All of my seeds are here! There will be a separate post on the herbs only, because I’ll be going buck wild on herbs this year. I also have about another three weeks till my plants come in, and that will be yet another post, delineating the plans I have for them. This weekend, weather permitting, will be a planting day for SEED TAPES! Seed tape is pretty awesome stuff. I cannot bear to thin plants because it feels wasteful to me. My right mind knows that if I don’t thin the seedlings, then they’re going to be overcrowded and none of them will do well. My irrational mind thinks they’ll magically make room for each other. Yeah, they don’t. Here’s what seed tapes look like:

There’s 15 feet of seed tape here, in three rows of 5 feet. You simply dig a small trench, lay the tape in there, and put a little dirt (about a quarter inch) over it and then water well till seedlings come up. The tape makes it so that they’re already spaced in a manner that makes thinning much less onerous. The package will say that there is no need to thin. That isn’t always the case, but it surely helps a lot.

Because I’m actually about six years old, and I know you’re all not nearly as Grown Up and Mature as you want to pretend, I’m going to share this: you can make linear designs of the tapes. You can also spell things with the different tapes, which can be very pretty. One year I got creative and spelled a vulgar word I like a lot in lettuce. It was amusing to have thuggish greens in my salad bowl.

I have several tapes this year. For root veggies, I have the above mentioned Rivoli radishes, which will produce full sized radishes in just 30 days. Radishes are the best instant gratification after a long winter. They come up so quickly. One of my bff’s loves them, so I enjoy bringing her a bunch to work. Radishes are delicious roasted as well, in case you never considered them a roasting veggie. They get sweeter in the oven. There will also be Purple Top White Globe turnips too. I love roasted turnips, and I also enjoy them mashed. Bringing up the rear of the roots is the mighty Detroit Supreme beet! I’m going to try my hand at pickling baby beets this year. The greens on all three are quite tasty.

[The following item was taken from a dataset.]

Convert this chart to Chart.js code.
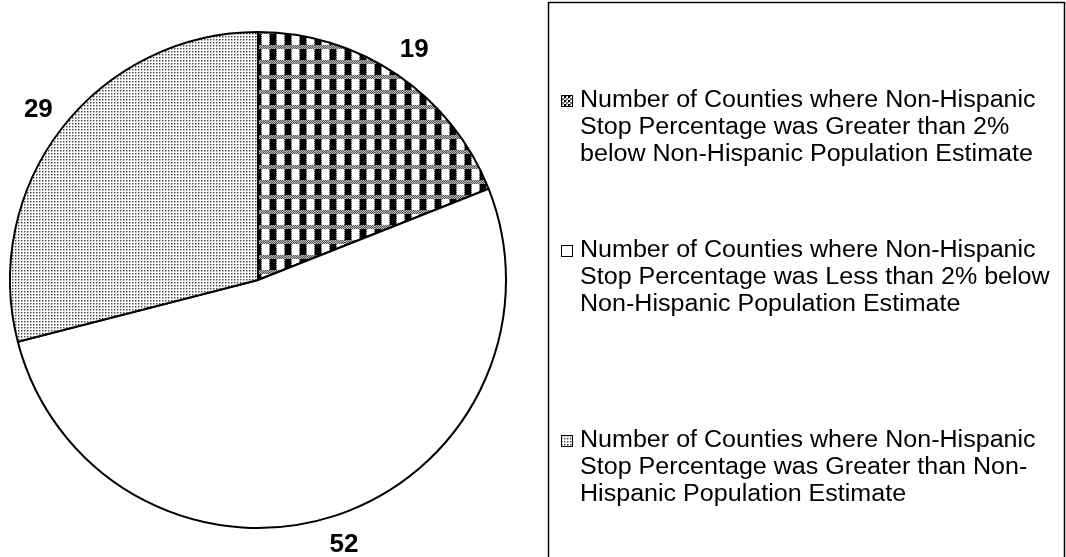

There will be greens galore in my collection of seed tapes, though! Space Hybrid spinach is one of my favorites. You can pick it small for baby spinach or wait till it’s bigger to tear up for smoothies or to throw into a curry or a nice salad. This year I’m trying a new romaine lettuce, Parris Island. Homemade Caesar salads with garlic from my front yard, yo! Salad Bowl lettuce is a nice mix of loose leaf lettuces that’s delicious. You’ll wonder why you buy bagged salad when you taste fresh lettuce from your garden. What’s great about greens, is that if you’re careful when you cut/pick them, they keep on growing. For some reason, the garden catalog phrase “cut and come again” entertains me mightily. And seriously, growing lettuce and spinach is probably the easiest thing ever – you put it in the ground and water it, and you’ll get lettuce and spinach. It is that simple.

Finally, there will be bunching onions, Guardsman type. They’ll be ready to pick in about 45-50 days. The bunching onions are a biennial. If I don’t pick all of them, well, I’ll get some more in a year. There’s a lot to be said for not picking all of a crop. I’ve been digging MOST of my garlic, but I always leave some for next year.

FYI, I’ll be doing succession planting. This means every couple weeks I’ll go out and lay down a little more tape, for an ongoing succession of fresh vegetables. Since it’s just me, I don’t need ALL THE THINGS to come ripe at once. I like beets, but not every day for a month, you know? This is a good way to plant if you’re a single person, or have a limited time to process/cook things as they ripen.

The seeds above are all cool season crops. I can put them in now and if it freezes or snows some more, so what? They’ll be fine. I’ll plant a second crop in September for a fall harvest as well. While taking the mulch off a bed, I found two turnips from last fall that overwintered under the straw. You can leave your fall sowing of some root vegetables in the ground, mulch them with straw, and be able to dig them all winter. This works best in raised beds, but I’ve done this with turnips and rutabagas in particular.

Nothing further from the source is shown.